— BEGIN —

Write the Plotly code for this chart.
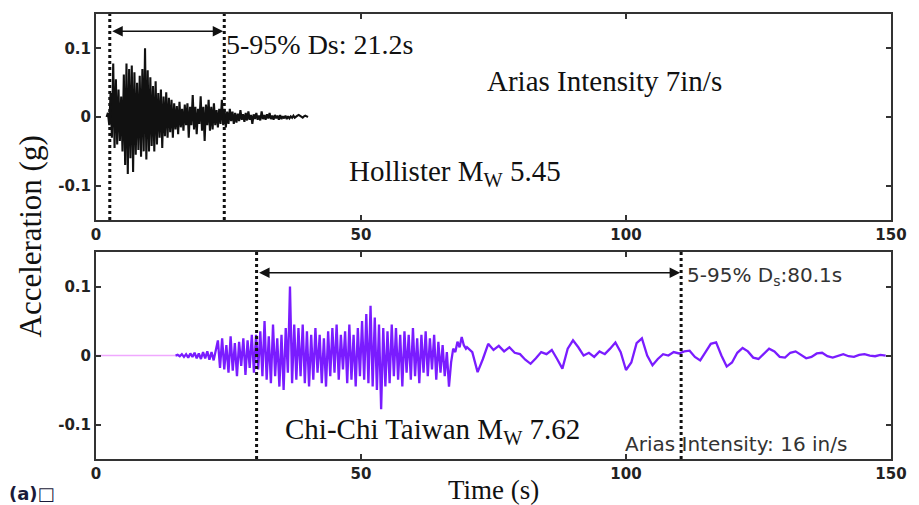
import plotly.graph_objects as go

# ---------------- data ----------------
# Hollister record: sampled every 0.25 s starting at 2.0 s (values in g)
hollister_t0 = 2.0
hollister_dt = 0.25
hollister_acc = [
    0.000, 0.006, -0.012, 0.035, -0.030, 0.078, -0.045, 0.055, -0.040, 0.040,
    -0.035, 0.030, -0.050, 0.062, -0.070, 0.078, -0.083, 0.070, -0.060, 0.075,
    -0.080, 0.065, -0.055, 0.050, -0.048, 0.060, -0.058, 0.070, -0.050, 0.100,
    -0.062, 0.068, -0.050, 0.058, -0.042, 0.045, -0.050, 0.052, -0.040, 0.035,
    -0.030, 0.040, -0.045, 0.030, -0.028, 0.036, -0.030, 0.028, -0.022, 0.025,
    -0.030, 0.020, -0.018, 0.016, -0.025, 0.022, -0.015, 0.012, -0.020, 0.018,
    -0.012, 0.020, -0.030, 0.015, -0.012, 0.032, -0.018, 0.015, -0.025, 0.012,
    -0.010, 0.030, -0.020, 0.015, -0.035, 0.018, -0.012, 0.025, -0.020, 0.015,
    -0.018, 0.020, -0.012, 0.010, -0.015, 0.012, -0.010, 0.025, -0.012, 0.012,
    -0.015, 0.008, -0.010, 0.012, -0.006, 0.008, -0.010, 0.006, -0.008, 0.005,
    -0.006, 0.010, -0.004, 0.004, -0.007, 0.006, -0.005, 0.008, -0.004, 0.003,
    -0.010, 0.004, -0.003, 0.006, -0.004, 0.002, -0.005, 0.008, -0.003, 0.003,
    -0.004, 0.004, -0.002, 0.006, -0.003, 0.002, -0.004, 0.003, -0.002, 0.002,
    -0.004, 0.003, -0.003, 0.001, -0.002, 0.002, -0.003, 0.001, -0.002, 0.001,
    -0.001, 0.002, -0.001, 0.001, 0.002, 0.003, 0.002, 0.000, -0.001, 0.001,
    0.002, 0.001, 0.000,
]

# Chi-Chi record: quiet pre-event part
chichi_pre_t = [0.0, 15.0]
chichi_pre_acc = [0.0, 0.0]
# strong-motion part, sampled every 0.4 s starting at 15.0 s
chichi_strong_t0 = 15.0
chichi_strong_dt = 0.4
chichi_strong_acc = [
    0.000, 0.001, -0.001, 0.002, -0.002, 0.002, -0.003, 0.003, -0.002, 0.004,
    -0.004, 0.003, -0.005, 0.005, -0.004, 0.006, -0.006, 0.005, -0.007, 0.006,
    0.022, -0.018, 0.025, -0.020, 0.015, -0.025, 0.028, -0.022, 0.018, -0.030,
    0.020, -0.015, 0.025, -0.028, 0.022, -0.018, 0.030, -0.025, 0.030, -0.020,
    0.035, -0.030, 0.050, -0.035, 0.028, -0.040, 0.045, -0.030, 0.025, -0.045,
    0.030, -0.050, 0.040, -0.025, 0.100, -0.040, 0.045, -0.035, 0.040, -0.030,
    0.045, -0.040, 0.035, -0.045, 0.030, -0.035, 0.040, -0.025, 0.030, -0.040,
    0.025, -0.045, 0.035, -0.030, 0.040, -0.025, 0.045, -0.035, 0.030, -0.020,
    0.035, -0.040, 0.045, -0.035, 0.030, -0.045, 0.040, -0.030, 0.050, -0.035,
    0.060, -0.040, 0.072, -0.045, 0.055, -0.050, 0.045, -0.078, 0.040, -0.045,
    0.035, -0.040, 0.045, -0.030, 0.040, -0.035, 0.030, -0.045, 0.035, -0.025,
    0.030, -0.035, 0.040, -0.030, 0.025, -0.040, 0.030, -0.025, 0.035, -0.030,
    0.025, -0.020, 0.030, -0.035, 0.020, -0.025, 0.015, -0.030, 0.005, -0.045,
    -0.010, 0.010, 0.005, 0.020, 0.012, 0.027, 0.015, 0.010,
]
# coda part, sampled every 1 s starting at 70 s
chichi_coda_t0 = 70.0
chichi_coda_dt = 1.0
chichi_coda_acc = [
    0.012, 0.005, -0.024, -0.005, 0.017, 0.008, 0.014, 0.006, 0.012, 0.004,
    0.002, -0.006, -0.012, -0.004, 0.005, 0.002, 0.008, -0.005, -0.019, 0.010,
    0.022, 0.012, 0.000, 0.004, -0.002, 0.006, 0.002, 0.010, 0.019, 0.005,
    -0.021, -0.010, 0.018, 0.025, 0.000, -0.014, -0.005, 0.002, 0.000, 0.005,
    0.003, 0.006, 0.007, -0.002, -0.007, 0.005, 0.017, 0.019, 0.000, -0.016,
    -0.010, 0.004, 0.011, 0.006, -0.003, -0.005, 0.003, 0.010, 0.006, -0.002,
    -0.003, 0.004, 0.006, 0.001, -0.004, -0.002, 0.003, 0.004, -0.001, -0.003,
    0.000, 0.002, -0.001, -0.002, 0.001, 0.002, 0.000, -0.001, 0.001, 0.000,
]

# 5-95% significant duration bounds (s)
hollister_ds = [2.6, 24.2]
chichi_ds = [30.3, 110.4]

x_ticks = [0, 50, 100, 150]
y_ticks = [-0.1, 0, 0.1]
y_tick_labels = ["-0.1", "0", "0.1"]


def times(t0, dt, n):
    return [t0 + dt * i for i in range(n)]


SERIF = "Liberation Serif, Times New Roman, serif"
SANS = "DejaVu Sans, Verdana, sans-serif"

fig = go.Figure()

fig.add_trace(go.Scatter(
    x=times(hollister_t0, hollister_dt, len(hollister_acc)), y=hollister_acc,
    mode="lines", line=dict(color="#111111", width=2.1),
    xaxis="x", yaxis="y", showlegend=False))

fig.add_trace(go.Scatter(
    x=chichi_pre_t, y=chichi_pre_acc, mode="lines",
    line=dict(color="#f0a8ff", width=1.6),
    xaxis="x2", yaxis="y2", showlegend=False))

fig.add_trace(go.Scatter(
    x=times(chichi_strong_t0, chichi_strong_dt, len(chichi_strong_acc)) +
      times(chichi_coda_t0, chichi_coda_dt, len(chichi_coda_acc)),
    y=chichi_strong_acc + chichi_coda_acc,
    mode="lines", line=dict(color="#7a1cff", width=2.3),
    xaxis="x2", yaxis="y2", showlegend=False))

tick_font = dict(family=SANS, size=15, color="#222", weight="bold")
axis_common = dict(
    range=[0, 150], tickvals=x_ticks, ticks="inside", ticklen=5,
    tickwidth=1.5, tickcolor="#333", showline=True, linecolor="#333",
    linewidth=2, mirror="ticks", showgrid=False, zeroline=False,
    tickfont=tick_font,
)
yaxis_common = dict(
    range=[-0.15, 0.15], tickvals=y_ticks, ticktext=y_tick_labels,
    ticks="inside", ticklen=5, tickwidth=1.5, tickcolor="#333",
    showline=True, linecolor="#333", linewidth=2, mirror="ticks",
    showgrid=False, zeroline=False, tickfont=tick_font,
)

fig.update_layout(
    width=919, height=505,
    margin=dict(l=96, r=17, t=14, b=46),
    paper_bgcolor="white", plot_bgcolor="white",
    xaxis=dict(domain=[0, 1], anchor="y", **axis_common),
    yaxis=dict(domain=[0.537, 1], anchor="x", **yaxis_common),
    xaxis2=dict(domain=[0, 1], anchor="y2", **axis_common),
    yaxis2=dict(domain=[0, 0.465], anchor="x2", **yaxis_common),
)

# dotted duration lines
shapes = []
for xv in hollister_ds:
    shapes.append(dict(type="line", xref="x", yref="y domain", x0=xv, x1=xv,
                       y0=0, y1=1, line=dict(color="#111", width=3, dash="dot")))
for xv in chichi_ds:
    shapes.append(dict(type="line", xref="x2", yref="y2 domain", x0=xv, x1=xv,
                       y0=0, y1=1, line=dict(color="#111", width=3, dash="dot")))
fig.update_layout(shapes=shapes)

ann = []
# double arrows
ann.append(dict(x=hollister_ds[1], y=0.125, ax=hollister_ds[0], ay=0.125,
                xref="x", yref="y", axref="x", ayref="y", text="",
                showarrow=True, arrowhead=2, arrowside="end+start",
                arrowsize=1.4, arrowwidth=1.5, arrowcolor="#111",
                standoff=1, startstandoff=1))
ann.append(dict(x=chichi_ds[1], y=0.12, ax=chichi_ds[0], ay=0.12,
                xref="x2", yref="y2", axref="x2", ayref="y2", text="",
                showarrow=True, arrowhead=2, arrowside="end+start",
                arrowsize=1.4, arrowwidth=1.5, arrowcolor="#111",
                standoff=1, startstandoff=1))

ann += [
    dict(x=42.2, y=0.106, xref="x", yref="y", text="5-95% Ds: 21.2s",
         showarrow=False, font=dict(family=SERIF, size=28, color="#111")),
    dict(x=96.0, y=0.052, xref="x", yref="y", text="Arias Intensity 7in/s",
         showarrow=False, font=dict(family=SERIF, size=29, color="#111")),
    dict(x=67.7, y=-0.081, xref="x", yref="y",
         text="Hollister M<sub>W</sub> 5.45",
         showarrow=False, font=dict(family=SERIF, size=29, color="#111")),
    dict(x=111.1, y=0.116, xref="x2", yref="y2", xanchor="left",
         text="5-95% D<sub>s</sub>:80.1s",
         showarrow=False, font=dict(family=SANS, size=20, color="#333")),
    dict(x=63.5, y=-0.109, xref="x2", yref="y2",
         text="Chi-Chi Taiwan M<sub>W</sub> 7.62",
         showarrow=False, font=dict(family=SERIF, size=29, color="#111")),
    dict(x=99.4, y=-0.128, xref="x2", yref="y2", xanchor="left",
         text="Arias Intensity: 16 in/s",
         showarrow=False, font=dict(family=SANS, size=20, color="#333")),
    dict(x=0, y=0, xref="paper", yref="paper", xanchor="left",
         yanchor="middle", text="<b>(a)\u25a1</b>", showarrow=False,
         xshift=-89, yshift=-34,
         font=dict(family=SANS, size=18, color="#1a1a3a")),
    dict(x=0.5, y=0, xref="paper", yref="paper", yanchor="middle",
         yshift=-31, text="Time (s)", showarrow=False,
         font=dict(family=SERIF, size=27, color="#111")),
    dict(x=0, y=0.5, xref="paper", yref="paper", xanchor="center",
         xshift=-66, yshift=0, text="Acceleration (g)", textangle=-90,
         showarrow=False, font=dict(family=SERIF, size=31, color="#111")),
]
fig.update_layout(annotations=ann)

fig.write_html("out.html",
               config={"displayModeBar": False},
               post_script="document.body.style.margin='0';"
                           "document.body.style.overflow='hidden';")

— END —

Goal: Write out each line of the listing above, exactly, from its first line to the line holding "import plotly.graph_objects as go", inclusive. Skip the pictures.

Exercise response:
Write the Plotly code for this chart.
import plotly.graph_objects as go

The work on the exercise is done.